O sul-africano J.M. Coetzee recebeu o Nobel de literatura em 2003. Seus livros, que já eram admirados e discutidos naquela época, tornaram-se best-sellers desde então. Trata-se sim de um grande escritor e ensaista (seus ensaios reunidos em "Inner workings" e "Costas Estrañas" são mesmo poderosos e seminais). Já li vários romances dele. Meus favoritos são "Disgrace", "The Master of Petersburg", e a trilogia "Boyhood", "Youth" e "Summertime", mas esta lista já é demasiado longa para merecer algum valor. "A infância de Jesus" é o livro mais recente dele, publicado neste 2013 mesmo, pois hoje em dia as grandes corporações editoriais trabalham sempre otimizando esforços, inclusive os de divulgação, global, maciça e imediata, quase sempre. Em "A infância de Jesus" Coetzee nos apresenta um lugar inominado, uma distopia amalucada, onde um sujeito de meia idade (Simão) tem sobre seus cuidados um garoto (David) que perdeu-se dos pais. Neste lugar a sociedade está organizada como numa coletividade socialista, mas sem violência física, grades ou repressão. De qualquer forma o dia a dia das pessoas é monótono, a alimentação repetitiva, o trabalho irrelevante, as leis e a burocracia ininteligíveis, o passado de cada indivíduo obrigatoriamente esquecido. Há paralelismos com "O admirável mundo novo", de Huxley, mas a influência maior me parece ser "Cândido", de Voltaire. Um "Cândido" às avessas na verdade, apesar da sátira ser também dirigida contra o otimismo (ou antes a alegria) das admiráveis criaturas que vivem naquele lugar inventado por ele. Com essas influências Coetzee produziu uma alegoria, um mágico realismo, um enigmático romance de fantasia. Nele faz releituras de
passagens bíblicas e literárias (algo do Don Quijote e de alguns contos
de fada), discute temas filosóficos importantes (a natureza do mal, a
origem da cognição, a lei do terceiro excluído), prende o leitor ao destino daqueles personagens tão bizarros. Não é exatamente o
livro dele que mais me impressionou, mas não se pode negar ser algo
muito bem escrito, que se deixa ler rapidamente e nos faz
refletir sobre temas interessantes. No melhor dos mundos possíveis de Coetzee o leitor acompanha cenas das agruras do aprendizado do garoto (que já sabe tudo, como qualquer criança imagina saber), do ilógico amor materno que se instala em uma mulher (como na concepção imaculada de Maria, óbvio), da abnegação com que Simão experimenta sua paternidade postiça, da irracionalidade dos feitos e comportamento de todos os personagens.

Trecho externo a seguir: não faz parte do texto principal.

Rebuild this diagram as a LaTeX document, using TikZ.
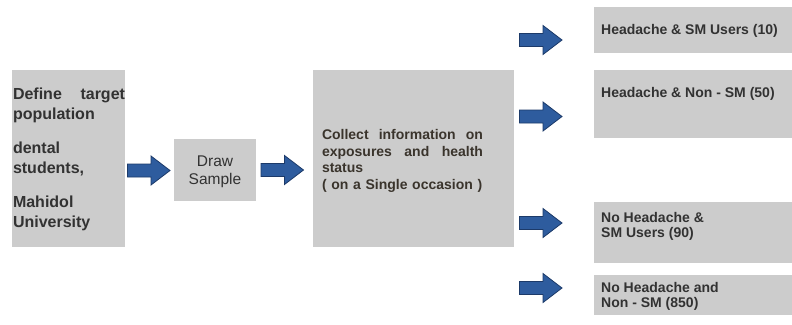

O mantra final de Coetzee parece sugerir que somente a fuga pode dar algum sentido à vida. Mas esta fuga deverá ser permanente, pois a boçalidade humana sempre nos acompanhará, é mesmo algo intrinsicamente nosso.
[início: 19/05/2013 - fim: 21/05/2013]
"A infância de Jesus", J.M.Coetzee, tradução de José Rubens Siqueira, São Paulo: editora Companhia das Letras, 1a. edição (2013), brochura 14x21 cm., págs. ISBN: 978-85-359-2257-7 [edição original: The Childhood of Jesus (London: Jonathan Cape/Random House) 2013]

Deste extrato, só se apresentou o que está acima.